02/01/2013

Perigos da licença médica vitalícia

Claudio Schvartsman

O grande desafio da medicina moderna é o de estreitar o fosso entre o conhecimento produzido pela comunidade médica de pesquisa e a atuação da comunidade médica praticante, ou seja, os médicos provedores da prática clínica e cirúrgica. A primeira inclui academia, indústria e entidades governamentais, e produz inovações na ciência e tecnologia médica, incluindo novos medicamentos, ferramentas diagnósticas e procedimentos terapêuticos e cirúrgicos. A segunda inclui clínicos e cirurgiões, novatos e veteranos, generalistas e especialistas.

Estima-se que a prática médica mude cinco por cento todo ano para poder acompanhar o ritmo com que recursos diagnósticos e opções terapêuticas tornam-se obsoletas e são substituídas por novas práticas.

Para que a sociedade se beneficie efetivamente com os avanços da ciência, é necessário garantir que a informação produzida pela comunidade de pesquisa seja incorporada com relativa segurança e rapidez pela comunidade médica praticante. Por isso, em quase todos os países com medicina avançada, incluindo Estados Unidos, Canadá e praticamente toda a Europa ocidental, é obrigatória a comprovação de adesão a um programa de atualização para manter válida a licença para atuar.

No Brasil, onde há 370 mil médicos atuando em uma ou duas das 53 especialidades disponíveis, pouco se tem discutido sobre o desenvolvimento profissional continuado, que foca na fase mais longa e complexa da educação médica. Os médicos, cada vez mais, são forçados a manter-se atualizados em relação aos conhecimentos teóricos, continuamente em evolução, com obsolescência rápida, o que requer rapidez de aprendizagem, flexibilidade e adaptação.

Dentro deste contexto, o Hospital Israelita Albert Einstein criou em 2002 seu Programa de Educação Médica Continuada, que valida anualmente a atualização do médico de seu corpo clínico através de um sistema de pontos, obtidos através de cursos, jornadas, congressos, trabalhos científicos, entre outras opções de atualização.
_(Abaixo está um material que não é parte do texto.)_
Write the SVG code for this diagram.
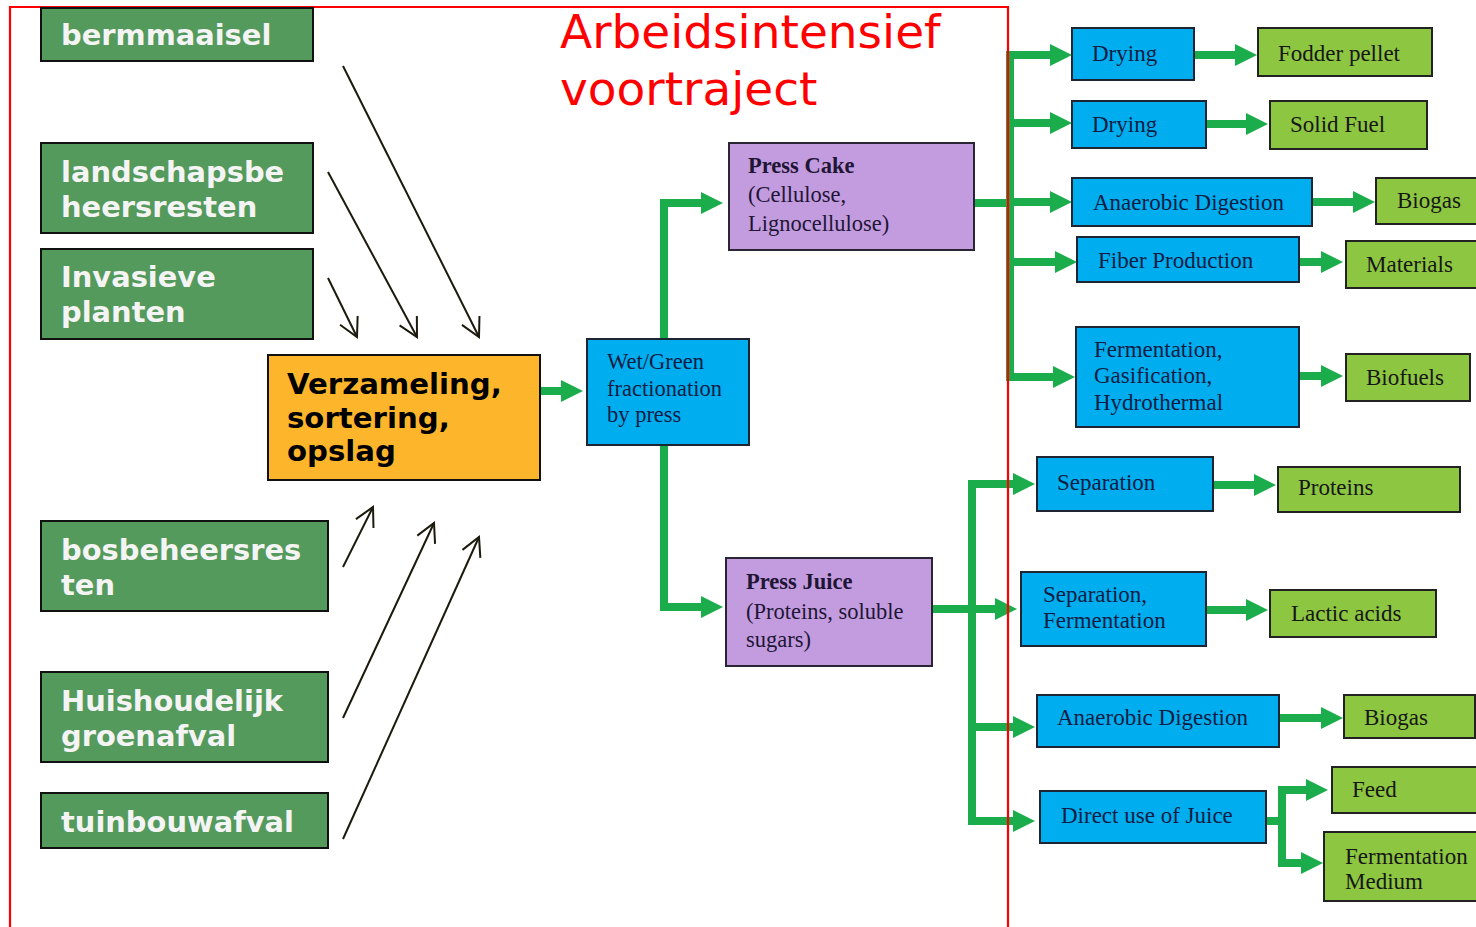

Em um esforço consistente e contínuo obteve a adesão crescente de seus médicos e hoje podemos nos orgulhar que chegamos a 100% do corpo clínico contratado.

Em âmbito nacional, a obrigatoriedade de atualização e educação continuada surgiu em 2005 (com a resolução CFM 1.772/2005) quando o Conselho Federal de Medicina, com apoio da Associação Médica Brasileira e todas as sociedades científicas de especialidades, instituiu o Certificado de Atualização Profissional para a revalidação dos títulos de especialista. Para isto, criou um elaborado sistema de pontos para atividades de ensino médico, mantido pela Associação Médica Brasileira e que previa revalidação quinquenal e exigência de um número mínimo de pontos para tal.

No início de 2012, quando a medida começaria a surtir efeito, infelizmente, ela foi revogada pelo Conselho Federal de Medicina, na contramão de uma tendência mundial de garantir a qualificação profissional e a consequente segurança do paciente. Lamentamos que isto tenha ocorrido e entendemos que, para o bem do Brasil, esta decisão venha a ser revista. Nenhum país pode se dar ao luxo em 2012 de ter médicos com licença vitalícia para atuar.

Artigo escrito por Claudio Schvartsman, diretor clínico do Hospital Israelita Albert Einstein, de São Paulo, onde coordena o Programa de Educação Médica Continuada. Publicado no jornal O Globo.